### Requirements
Could you repeat the records below exactly, leaving out any pictures?

### The records
★ ★ ★ ★

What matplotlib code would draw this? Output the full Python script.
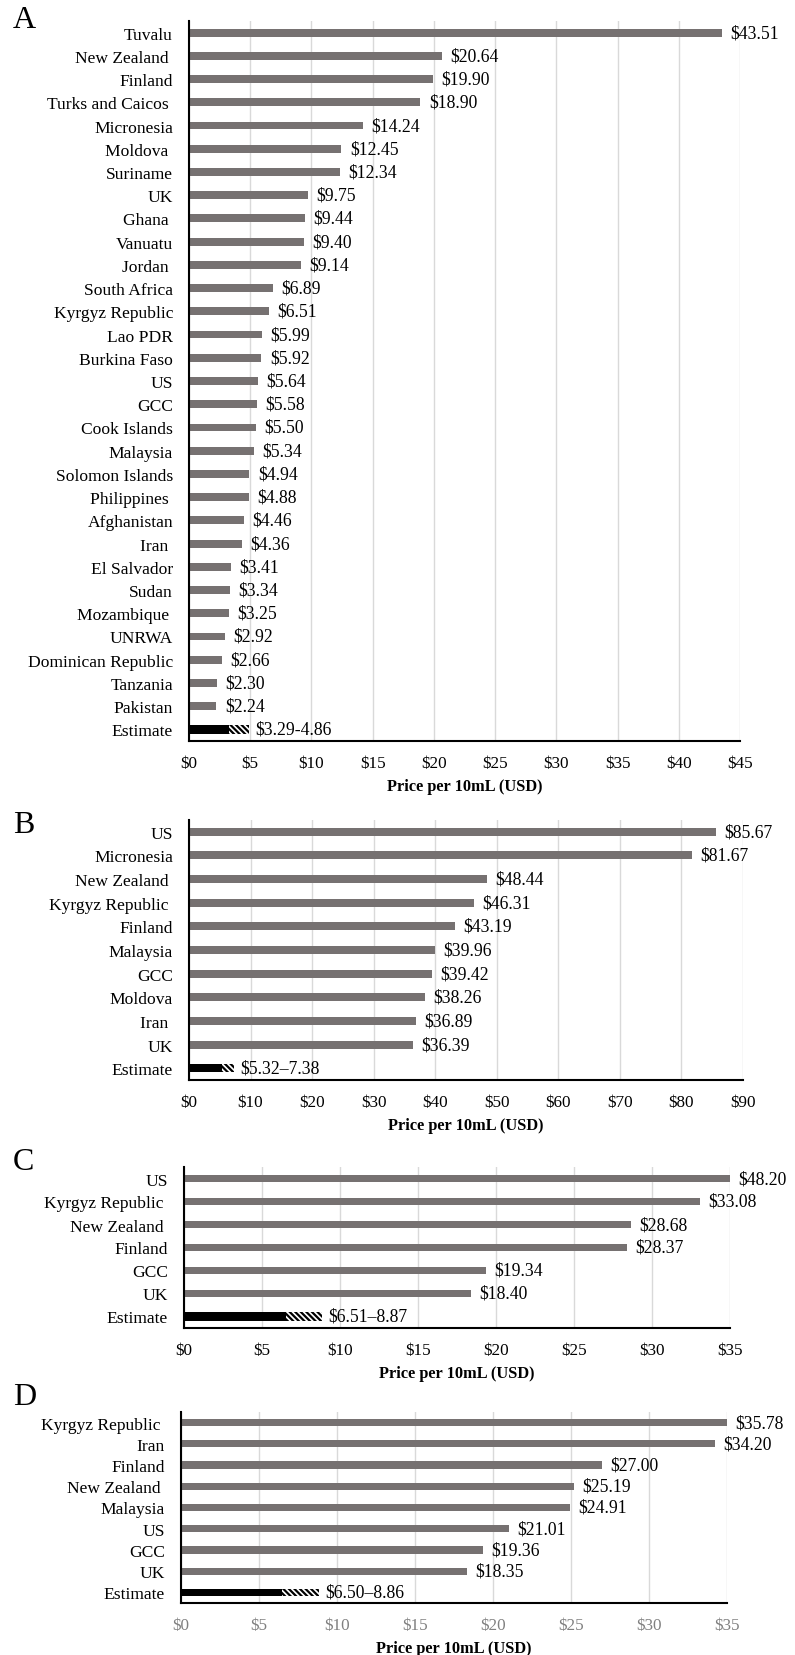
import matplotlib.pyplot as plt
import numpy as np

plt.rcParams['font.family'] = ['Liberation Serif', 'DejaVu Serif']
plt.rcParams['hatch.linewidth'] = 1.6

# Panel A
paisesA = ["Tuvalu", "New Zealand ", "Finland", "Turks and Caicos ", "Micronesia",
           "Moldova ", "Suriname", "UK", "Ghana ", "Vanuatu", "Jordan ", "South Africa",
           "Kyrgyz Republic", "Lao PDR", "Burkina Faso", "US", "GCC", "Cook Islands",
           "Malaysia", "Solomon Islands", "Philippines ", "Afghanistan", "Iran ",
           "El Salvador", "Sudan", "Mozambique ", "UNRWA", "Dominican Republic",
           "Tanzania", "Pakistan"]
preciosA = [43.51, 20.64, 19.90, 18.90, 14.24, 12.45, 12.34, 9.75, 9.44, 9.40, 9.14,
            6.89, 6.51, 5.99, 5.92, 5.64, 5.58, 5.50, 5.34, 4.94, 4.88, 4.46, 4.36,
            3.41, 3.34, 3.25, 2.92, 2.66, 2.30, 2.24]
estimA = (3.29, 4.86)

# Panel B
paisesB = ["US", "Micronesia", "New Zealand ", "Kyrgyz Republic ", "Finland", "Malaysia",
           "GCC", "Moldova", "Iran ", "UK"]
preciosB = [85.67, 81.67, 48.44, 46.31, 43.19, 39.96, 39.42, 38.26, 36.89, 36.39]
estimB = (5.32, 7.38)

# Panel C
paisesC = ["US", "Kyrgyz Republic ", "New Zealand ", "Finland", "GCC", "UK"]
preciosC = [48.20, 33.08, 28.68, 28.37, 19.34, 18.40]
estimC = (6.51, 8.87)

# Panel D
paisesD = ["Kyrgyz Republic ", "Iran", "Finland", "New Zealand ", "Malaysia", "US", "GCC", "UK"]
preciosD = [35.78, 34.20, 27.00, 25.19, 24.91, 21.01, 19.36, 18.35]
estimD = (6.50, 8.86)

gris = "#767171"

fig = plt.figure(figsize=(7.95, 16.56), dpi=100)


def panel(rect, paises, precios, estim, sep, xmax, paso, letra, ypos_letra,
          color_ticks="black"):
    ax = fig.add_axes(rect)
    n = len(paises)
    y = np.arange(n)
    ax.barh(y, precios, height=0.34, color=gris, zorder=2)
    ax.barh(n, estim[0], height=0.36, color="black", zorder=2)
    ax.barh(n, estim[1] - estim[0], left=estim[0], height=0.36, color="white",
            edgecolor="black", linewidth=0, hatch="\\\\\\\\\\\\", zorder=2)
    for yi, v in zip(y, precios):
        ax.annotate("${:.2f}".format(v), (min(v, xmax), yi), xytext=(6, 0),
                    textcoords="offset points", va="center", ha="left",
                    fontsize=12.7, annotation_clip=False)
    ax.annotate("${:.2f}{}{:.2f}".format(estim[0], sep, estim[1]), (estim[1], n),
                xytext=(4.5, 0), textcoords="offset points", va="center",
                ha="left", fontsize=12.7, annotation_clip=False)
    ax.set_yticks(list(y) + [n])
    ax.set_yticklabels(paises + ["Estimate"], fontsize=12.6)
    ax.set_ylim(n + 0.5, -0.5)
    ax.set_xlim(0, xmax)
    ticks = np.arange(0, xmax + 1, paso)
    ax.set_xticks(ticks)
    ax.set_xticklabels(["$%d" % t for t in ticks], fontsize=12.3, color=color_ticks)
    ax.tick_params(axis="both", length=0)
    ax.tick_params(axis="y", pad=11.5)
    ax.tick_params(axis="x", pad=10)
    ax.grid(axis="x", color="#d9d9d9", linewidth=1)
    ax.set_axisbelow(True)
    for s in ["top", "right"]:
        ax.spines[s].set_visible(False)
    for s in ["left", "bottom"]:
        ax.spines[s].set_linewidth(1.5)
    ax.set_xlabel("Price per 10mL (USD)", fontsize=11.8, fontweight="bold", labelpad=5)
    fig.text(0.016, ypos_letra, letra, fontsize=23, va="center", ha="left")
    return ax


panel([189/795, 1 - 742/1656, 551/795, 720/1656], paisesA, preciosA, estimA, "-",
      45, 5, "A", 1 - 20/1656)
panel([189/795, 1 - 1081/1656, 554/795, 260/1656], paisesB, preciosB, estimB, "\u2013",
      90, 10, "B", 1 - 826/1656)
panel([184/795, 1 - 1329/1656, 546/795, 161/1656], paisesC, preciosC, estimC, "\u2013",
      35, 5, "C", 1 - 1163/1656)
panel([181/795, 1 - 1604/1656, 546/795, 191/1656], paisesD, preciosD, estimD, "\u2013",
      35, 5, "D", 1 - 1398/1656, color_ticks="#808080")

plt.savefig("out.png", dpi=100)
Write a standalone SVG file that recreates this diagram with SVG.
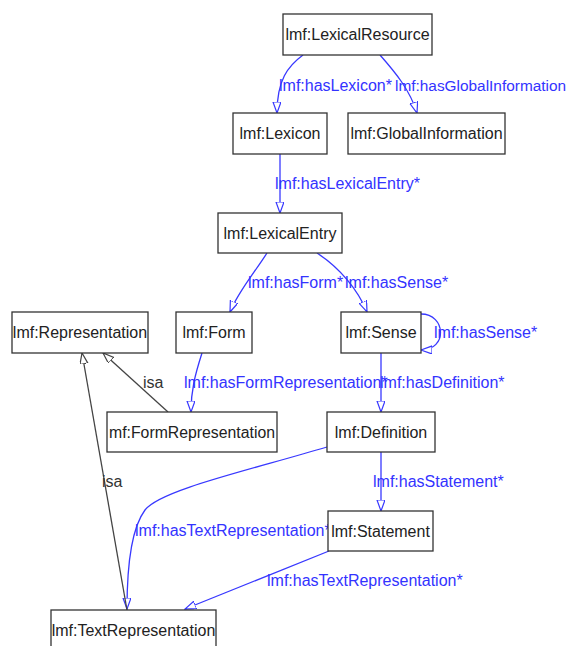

★ ★ ★ ★

### Response below
What matplotlib code would draw this? Output the full Python script.
import matplotlib.pyplot as plt
import numpy as np

plt.rcParams['font.family'] = ['Liberation Serif', 'DejaVu Serif']
plt.rcParams['hatch.linewidth'] = 1.6

# Panel A
paisesA = ["Tuvalu", "New Zealand ", "Finland", "Turks and Caicos ", "Micronesia",
           "Moldova ", "Suriname", "UK", "Ghana ", "Vanuatu", "Jordan ", "South Africa",
           "Kyrgyz Republic", "Lao PDR", "Burkina Faso", "US", "GCC", "Cook Islands",
           "Malaysia", "Solomon Islands", "Philippines ", "Afghanistan", "Iran ",
           "El Salvador", "Sudan", "Mozambique ", "UNRWA", "Dominican Republic",
           "Tanzania", "Pakistan"]
preciosA = [43.51, 20.64, 19.90, 18.90, 14.24, 12.45, 12.34, 9.75, 9.44, 9.40, 9.14,
            6.89, 6.51, 5.99, 5.92, 5.64, 5.58, 5.50, 5.34, 4.94, 4.88, 4.46, 4.36,
            3.41, 3.34, 3.25, 2.92, 2.66, 2.30, 2.24]
estimA = (3.29, 4.86)

# Panel B
paisesB = ["US", "Micronesia", "New Zealand ", "Kyrgyz Republic ", "Finland", "Malaysia",
           "GCC", "Moldova", "Iran ", "UK"]
preciosB = [85.67, 81.67, 48.44, 46.31, 43.19, 39.96, 39.42, 38.26, 36.89, 36.39]
estimB = (5.32, 7.38)

# Panel C
paisesC = ["US", "Kyrgyz Republic ", "New Zealand ", "Finland", "GCC", "UK"]
preciosC = [48.20, 33.08, 28.68, 28.37, 19.34, 18.40]
estimC = (6.51, 8.87)

# Panel D
paisesD = ["Kyrgyz Republic ", "Iran", "Finland", "New Zealand ", "Malaysia", "US", "GCC", "UK"]
preciosD = [35.78, 34.20, 27.00, 25.19, 24.91, 21.01, 19.36, 18.35]
estimD = (6.50, 8.86)

gris = "#767171"

fig = plt.figure(figsize=(7.95, 16.56), dpi=100)


def panel(rect, paises, precios, estim, sep, xmax, paso, letra, ypos_letra,
          color_ticks="black"):
    ax = fig.add_axes(rect)
    n = len(paises)
    y = np.arange(n)
    ax.barh(y, precios, height=0.34, color=gris, zorder=2)
    ax.barh(n, estim[0], height=0.36, color="black", zorder=2)
    ax.barh(n, estim[1] - estim[0], left=estim[0], height=0.36, color="white",
            edgecolor="black", linewidth=0, hatch="\\\\\\\\\\\\", zorder=2)
    for yi, v in zip(y, precios):
        ax.annotate("${:.2f}".format(v), (min(v, xmax), yi), xytext=(6, 0),
                    textcoords="offset points", va="center", ha="left",
                    fontsize=12.7, annotation_clip=False)
    ax.annotate("${:.2f}{}{:.2f}".format(estim[0], sep, estim[1]), (estim[1], n),
                xytext=(4.5, 0), textcoords="offset points", va="center",
                ha="left", fontsize=12.7, annotation_clip=False)
    ax.set_yticks(list(y) + [n])
    ax.set_yticklabels(paises + ["Estimate"], fontsize=12.6)
    ax.set_ylim(n + 0.5, -0.5)
    ax.set_xlim(0, xmax)
    ticks = np.arange(0, xmax + 1, paso)
    ax.set_xticks(ticks)
    ax.set_xticklabels(["$%d" % t for t in ticks], fontsize=12.3, color=color_ticks)
    ax.tick_params(axis="both", length=0)
    ax.tick_params(axis="y", pad=11.5)
    ax.tick_params(axis="x", pad=10)
    ax.grid(axis="x", color="#d9d9d9", linewidth=1)
    ax.set_axisbelow(True)
    for s in ["top", "right"]:
        ax.spines[s].set_visible(False)
    for s in ["left", "bottom"]:
        ax.spines[s].set_linewidth(1.5)
    ax.set_xlabel("Price per 10mL (USD)", fontsize=11.8, fontweight="bold", labelpad=5)
    fig.text(0.016, ypos_letra, letra, fontsize=23, va="center", ha="left")
    return ax


panel([189/795, 1 - 742/1656, 551/795, 720/1656], paisesA, preciosA, estimA, "-",
      45, 5, "A", 1 - 20/1656)
panel([189/795, 1 - 1081/1656, 554/795, 260/1656], paisesB, preciosB, estimB, "\u2013",
      90, 10, "B", 1 - 826/1656)
panel([184/795, 1 - 1329/1656, 546/795, 161/1656], paisesC, preciosC, estimC, "\u2013",
      35, 5, "C", 1 - 1163/1656)
panel([181/795, 1 - 1604/1656, 546/795, 191/1656], paisesD, preciosD, estimD, "\u2013",
      35, 5, "D", 1 - 1398/1656, color_ticks="#808080")

plt.savefig("out.png", dpi=100)
Write a standalone SVG file that recreates this diagram with SVG.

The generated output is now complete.